Vicky Arias, FISM News

Pipeline operations resumed Saturday after a leak was discovered Thursday in a pipeline that carries fuel from southern California to areas in and around Las Vegas and Phoenix.

The company didn’t reveal how much material had leaked or the exact cause of the problem.

Kinder Morgan Energy Partners, the company that runs the affected pipelines, shut down the SFPP West and CalNev pipelines on Thursday after a leak was discovered to be originating in a pumping station in Long Beach, Calif., and by Saturday said operations were again functional.

“We have isolated the source of the release within our Watson Station in Long Beach, California,” a Kinder Morgan statement to ABC News said. “Restart activities are underway for Watson Station’s associated SFPP West and CalNev pipelines. We expect these pipelines to resume operations [Saturday] afternoon and begin delivering fuel to their respective market areas later today. We continue to be in close contact with our customers and the appropriate regulatory agencies as we work to resolve this issue.”

The CalNev pipeline is a “566-mile…pipeline system [that] transports gasoline, diesel, and jet fuel from Los Angeles, California … to terminals in Barstow, California, and Las Vegas, Nevada. The pipeline system also serves the Nellis Air Force Base [and] McCarran International Airport in Las Vegas, Nev., and Edwards Air Force Base in the Mojave Desert in southeastern California.” The SFPP “West Line … is approximately 515 miles of primary pipeline and currently transports products from the Los Angeles Basin to Colton and Imperial, California, and Phoenix, Arizona.”

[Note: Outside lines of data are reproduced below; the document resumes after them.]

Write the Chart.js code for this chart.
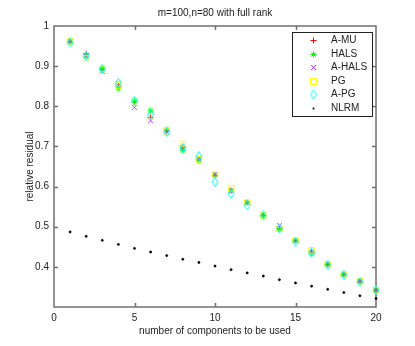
<!DOCTYPE html>
<html>
<head>
<meta charset="utf-8">
<title>relative residual</title>
<script src="https://cdn.jsdelivr.net/npm/chart.js@4.4.0/dist/chart.umd.min.js"></script>
<style>
    html, body { margin: 0; padding: 0; background: #fff; }
    #wrap { width: 415px; height: 346px; }
</style>
</head>
<body>
<div id="wrap"><canvas id="residualChart" width="415" height="346"></canvas></div>
<script>
// Data
const components = [1, 2, 3, 4, 5, 6, 7, 8, 9, 10, 11, 12, 13, 14, 15, 16, 17, 18, 19, 20];
const aMU   = [0.961, 0.931, 0.893, 0.848, 0.810, 0.772, 0.738, 0.697, 0.668, 0.628, 0.590, 0.560, 0.528, 0.495, 0.465, 0.437, 0.406, 0.381, 0.364, 0.342];
const hals  = [0.961, 0.925, 0.894, 0.845, 0.815, 0.789, 0.742, 0.690, 0.664, 0.628, 0.590, 0.560, 0.528, 0.493, 0.465, 0.432, 0.406, 0.381, 0.364, 0.342];
const aHALS = [0.961, 0.925, 0.887, 0.857, 0.797, 0.764, 0.736, 0.697, 0.668, 0.630, 0.590, 0.560, 0.531, 0.503, 0.465, 0.437, 0.406, 0.381, 0.364, 0.342];
const pg    = [0.962, 0.919, 0.893, 0.852, 0.810, 0.775, 0.738, 0.706, 0.668, 0.630, 0.596, 0.560, 0.528, 0.496, 0.465, 0.441, 0.406, 0.381, 0.364, 0.342];
const aPG   = [0.959, 0.925, 0.893, 0.858, 0.812, 0.780, 0.736, 0.697, 0.676, 0.612, 0.582, 0.553, 0.528, 0.496, 0.463, 0.436, 0.405, 0.380, 0.363, 0.342];
const nlrm  = [0.487, 0.476, 0.466, 0.456, 0.446, 0.437, 0.428, 0.419, 0.411, 0.402, 0.393, 0.385, 0.377, 0.368, 0.360, 0.352, 0.344, 0.336, 0.328, 0.321];
const xTicks = [5, 10, 15];
const yTicks = [0.4, 0.5, 0.6, 0.7, 0.8, 0.9];

const FONT = '"Liberation Sans", Arial, Helvetica, sans-serif';
const AXIS_COLOR = '#6f6f6f';

// tall diamond like the MATLAB 'd' marker
function makeDiamond(color) {
    const c = document.createElement('canvas');
    c.width = 8;
    c.height = 10;
    const g = c.getContext('2d');
    g.strokeStyle = color;
    g.lineWidth = 1;
    g.beginPath();
    g.moveTo(4, 0.5);
    g.lineTo(7, 5);
    g.lineTo(4, 9.5);
    g.lineTo(1, 5);
    g.closePath();
    g.stroke();
    return c;
}
const diamond = makeDiamond('#00ffff');

function toPoints(values) {
    return components.map((c, i) => ({ x: c, y: values[i] }));
}

function series(label, values, color, style, radius, order) {
    return {
        label: label,
        data: toPoints(values),
        borderColor: color,
        backgroundColor: color,
        pointStyle: style,
        pointRadius: radius,
        pointHoverRadius: radius,
        pointBorderWidth: 0.9,
        showLine: false,
        clip: false,
        order: order
    };
}

const datasets = [
    series('A-MU', aMU, '#ff0000', 'cross', 3, 6),
    series('HALS', hals, '#00ff00', 'star', 3, 5),
    series('A-HALS', aHALS, '#a840ff', 'crossRot', 3.5, 4),
    Object.assign(series('PG', pg, '#ffff00', 'rect', 4, 3), { backgroundColor: 'rgba(0,0,0,0)' }),
    series('A-PG', aPG, '#00ffff', diamond, 5, 2),
    series('NLRM', nlrm, '#000000', 'circle', 1, 1)
];

// Box round the axes with inward ticks
const axisBox = {
    id: 'axisBox',
    beforeDatasetsDraw(chart) {
        const { ctx, chartArea: a, scales } = chart;
        const len = 4;
        ctx.save();
        ctx.strokeStyle = AXIS_COLOR;
        ctx.lineWidth = 1.5;
        ctx.strokeRect(a.left, a.top, a.right - a.left, a.bottom - a.top);
        ctx.beginPath();
        xTicks.forEach(v => {
            const px = Math.round(scales.x.getPixelForValue(v)) + 0.5;
            ctx.moveTo(px, a.bottom);
            ctx.lineTo(px, a.bottom - len);
            ctx.moveTo(px, a.top);
            ctx.lineTo(px, a.top + len);
        });
        yTicks.forEach(v => {
            const py = Math.round(scales.y.getPixelForValue(v)) + 0.5;
            ctx.moveTo(a.left, py);
            ctx.lineTo(a.left + len, py);
            ctx.moveTo(a.right, py);
            ctx.lineTo(a.right - len, py);
        });
        ctx.stroke();
        ctx.restore();
    }
};

function drawMarker(ctx, ds, x, y) {
    const r = ds.pointRadius;
    ctx.strokeStyle = ds.borderColor;
    ctx.fillStyle = ds.borderColor;
    ctx.lineWidth = 1;
    ctx.beginPath();
    switch (ds.pointStyle) {
        case 'cross':
            ctx.moveTo(x, y - r); ctx.lineTo(x, y + r);
            ctx.moveTo(x - r, y); ctx.lineTo(x + r, y);
            ctx.stroke();
            break;
        case 'star': {
            const d = r * Math.SQRT1_2;
            ctx.moveTo(x, y - r); ctx.lineTo(x, y + r);
            ctx.moveTo(x - r, y); ctx.lineTo(x + r, y);
            ctx.moveTo(x - d, y - d); ctx.lineTo(x + d, y + d);
            ctx.moveTo(x - d, y + d); ctx.lineTo(x + d, y - d);
            ctx.stroke();
            break;
        }
        case 'crossRot': {
            const d = r * Math.SQRT1_2;
            ctx.moveTo(x - d, y - d); ctx.lineTo(x + d, y + d);
            ctx.moveTo(x - d, y + d); ctx.lineTo(x + d, y - d);
            ctx.stroke();
            break;
        }
        case 'rect':
            ctx.rect(x - 3, y - 3, 6, 6);
            ctx.stroke();
            break;
        case 'circle':
            ctx.arc(x, y, r, 0, Math.PI * 2);
            ctx.fill();
            break;
        default:
            ctx.drawImage(ds.pointStyle, x - ds.pointStyle.width / 2, y - ds.pointStyle.height / 2);
    }
}

// Legend box inside the plot, upper right
const insideLegend = {
    id: 'insideLegend',
    afterDraw(chart) {
        const { ctx } = chart;
        const box = { left: 292, top: 32, width: 80, height: 84 };
        ctx.save();
        ctx.fillStyle = '#fff';
        ctx.fillRect(box.left, box.top, box.width, box.height);
        ctx.strokeStyle = '#222';
        ctx.lineWidth = 1;
        ctx.strokeRect(box.left + 0.5, box.top + 0.5, box.width, box.height);
        ctx.font = '10px ' + FONT;
        ctx.textBaseline = 'middle';
        ctx.textAlign = 'left';
        datasets.forEach((ds, i) => {
            const y = Math.round(box.top + 8 + i * 13.6) + 0.5;
            drawMarker(ctx, ds, 313.5, y);
            ctx.fillStyle = '#222';
            ctx.fillText(ds.label, 331, y);
        });
        ctx.restore();
    }
};

const ctx = document.getElementById('residualChart').getContext('2d');

new Chart(ctx, {
    type: 'scatter',
    data: { datasets: datasets },
    options: {
        responsive: false,
        animation: false,
        devicePixelRatio: 1,
        layout: { padding: 0 },
        plugins: {
            legend: { display: false },
            tooltip: { enabled: false },
            title: { display: false }
        },
        scales: {
            x: {
                type: 'linear',
                position: 'bottom',
                min: 0,
                max: 20,
                border: { display: false },
                grid: { display: false, drawTicks: false },
                ticks: {
                    stepSize: 5,
                    padding: 5,
                    color: '#222',
                    font: { family: FONT, size: 10 }
                },
                title: {
                    display: true,
                    text: 'number of components to be used',
                    color: '#222',
                    font: { family: FONT, size: 10 },
                    padding: { top: 0, bottom: 9 }
                },
                afterFit: (scale) => { scale.height = 39; }
            },
            xTop: {
                type: 'linear',
                position: 'top',
                min: 0,
                max: 20,
                border: { display: false },
                grid: { display: false, drawTicks: false },
                ticks: { display: false },
                title: {
                    display: true,
                    text: 'm=100,n=80 with full rank',
                    color: '#222',
                    font: { family: FONT, size: 10 },
                    padding: { top: 7, bottom: 0 }
                },
                afterFit: (scale) => { scale.height = 26; }
            },
            y: {
                type: 'linear',
                position: 'left',
                min: 0.3,
                max: 1,
                border: { display: false },
                grid: { display: false, drawTicks: false },
                ticks: {
                    stepSize: 0.1,
                    padding: 5,
                    color: '#222',
                    font: { family: FONT, size: 10 },
                    callback: (v) => {
                        const r = Math.round(v * 10) / 10;
                        if (r < 0.35) return '';
                        return r === 1 ? '1' : r.toFixed(1);
                    }
                },
                title: {
                    display: true,
                    text: 'relative residual',
                    color: '#222',
                    font: { family: FONT, size: 10 },
                    padding: { top: 24, bottom: 0 }
                },
                afterFit: (scale) => { scale.width = 54; }
            },
            yRight: {
                type: 'linear',
                position: 'right',
                min: 0.3,
                max: 1,
                border: { display: false },
                grid: { display: false, drawTicks: false },
                ticks: { display: false },
                afterFit: (scale) => { scale.width = 39; }
            }
        }
    },
    plugins: [axisBox, insideLegend]
});
</script>
</body>
</html>
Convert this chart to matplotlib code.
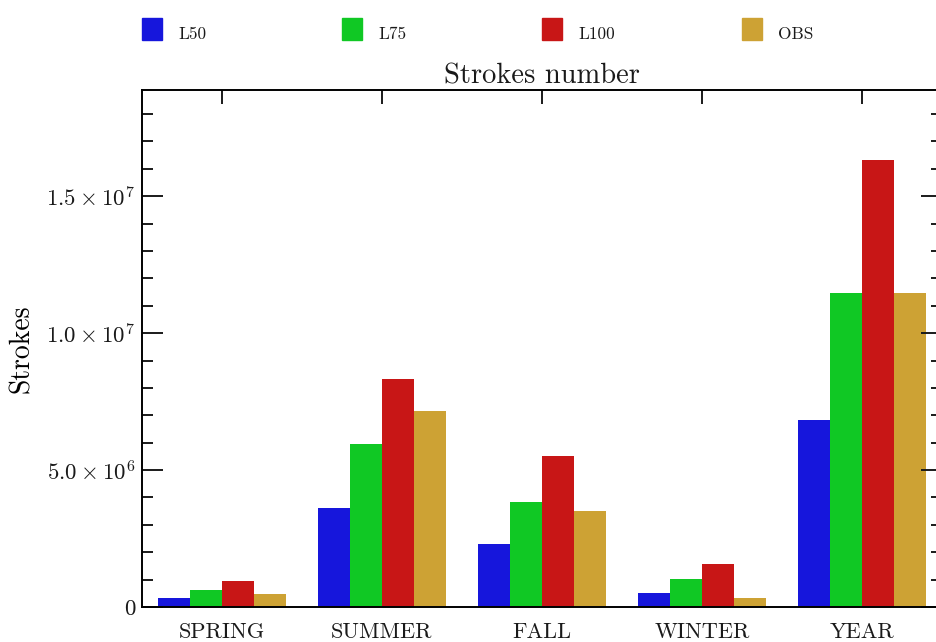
import numpy as np
import matplotlib
matplotlib.use("Agg")
import matplotlib.pyplot as plt
from matplotlib.ticker import MultipleLocator

plt.rcParams['font.family'] = ['cmr10', 'DejaVu Serif']
plt.rcParams['mathtext.fontset'] = 'cm'
plt.rcParams['axes.unicode_minus'] = False
plt.rcParams['text.color'] = '#1a1a1a'
plt.rcParams['xtick.color'] = '#1a1a1a'
plt.rcParams['ytick.color'] = '#1a1a1a'

seasons = ['SPRING', 'SUMMER', 'FALL', 'WINTER', 'YEAR']
runs = ['L50', 'L75', 'L100', 'OBS']
colors = ['#1616dc', '#10c824', '#c81616', '#cda234']

l50 = [0.34e6, 3.63e6, 2.29e6, 0.51e6, 6.82e6]
l75 = [0.62e6, 5.96e6, 3.85e6, 1.01e6, 11.47e6]
l100 = [0.94e6, 8.34e6, 5.50e6, 1.57e6, 16.34e6]
obs = [0.48e6, 7.15e6, 3.52e6, 0.33e6, 11.47e6]

yticks = [0, 5e6, 1e7, 1.5e7]
ytick_labels = ['0', r'$5.0\times10^{6}$', r'$1.0\times10^{7}$', r'$1.5\times10^{7}$']

fig = plt.figure(figsize=(9.37, 6.42), dpi=100)
ax = fig.add_axes([142 / 937, 1 - 607 / 642, 800 / 937, 517 / 642])

x = np.arange(len(seasons))
width = 0.2
for i, (vals, c) in enumerate(zip([l50, l75, l100, obs], colors)):
    ax.bar(x + (i - 1.5) * width, vals, width, color=c, edgecolor='none')

ax.set_xlim(-0.5, 4.5)
ax.set_ylim(0, 1.888e7)

ax.set_xticks(x)
ax.set_xticklabels(seasons, fontsize=16)
ax.set_yticks(yticks)
ax.set_yticklabels(ytick_labels, fontsize=16.5)
ax.yaxis.set_minor_locator(MultipleLocator(1e6))

ax.tick_params(axis='y', which='major', direction='in', length=15, width=1.4,
               right=True, pad=5)
ax.tick_params(axis='y', which='minor', direction='in', length=8, width=1.4,
               right=True)
ax.tick_params(axis='x', which='major', direction='in', length=10, width=1.4,
               top=True, bottom=False, pad=11)
for s in ax.spines.values():
    s.set_linewidth(1.4)

ax.set_ylabel('Strokes', fontsize=20, labelpad=8)
ax.set_title('Strokes number', fontsize=20.5, pad=5)

# legend row above the title
for i, (name, c) in enumerate(zip(runs, colors)):
    x0 = (142 + 200 * i) / 937
    fig.patches.append(plt.Rectangle((x0, 1 - 40 / 642), 20 / 937, 22 / 642,
                                     transform=fig.transFigure, color=c))
    fig.text(x0 + 36 / 937, 1 - 34 / 642, name, fontsize=12.5, va='center')

fig.savefig('out.png', dpi=100)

The leak caused Nevada Gov. Joe Lombardo to issue a state of emergency on Saturday in order to “mitigate the impact of the California fuel pipeline leak in southern Nevada” so that the state could “receive federal waivers and resources … to increase [the] transportation of fuel by other means.”

Similarly, Clark County, Nev., which includes Las Vegas, also instituted a state of emergency to be able to receive fuel through other means.

Clark County explained that the “leak has not impacted the supply of fuel, but rather the method in which [the] fuel normally comes into southern Nevada.”

Both Clark County and the state of Nevada have decided to leave their states of emergency in place until they are sure the fuel is once again flowing normally.

Long lines at local gas stations were reported over the weekend as the public began to panic about running out of gas.

At one Sam’s Club gas station in Las Vegas, the line to fuel up was reportedly backed up for a quarter of a mile, according to NBC News.

Gov. Lombardo asked “Las Vegas residents to refrain from panic [fuel] buying” and Nye County, Nev. officials told residents to “delay fuel purchases if possible to allow supply to refill due to recent panic purchasing.”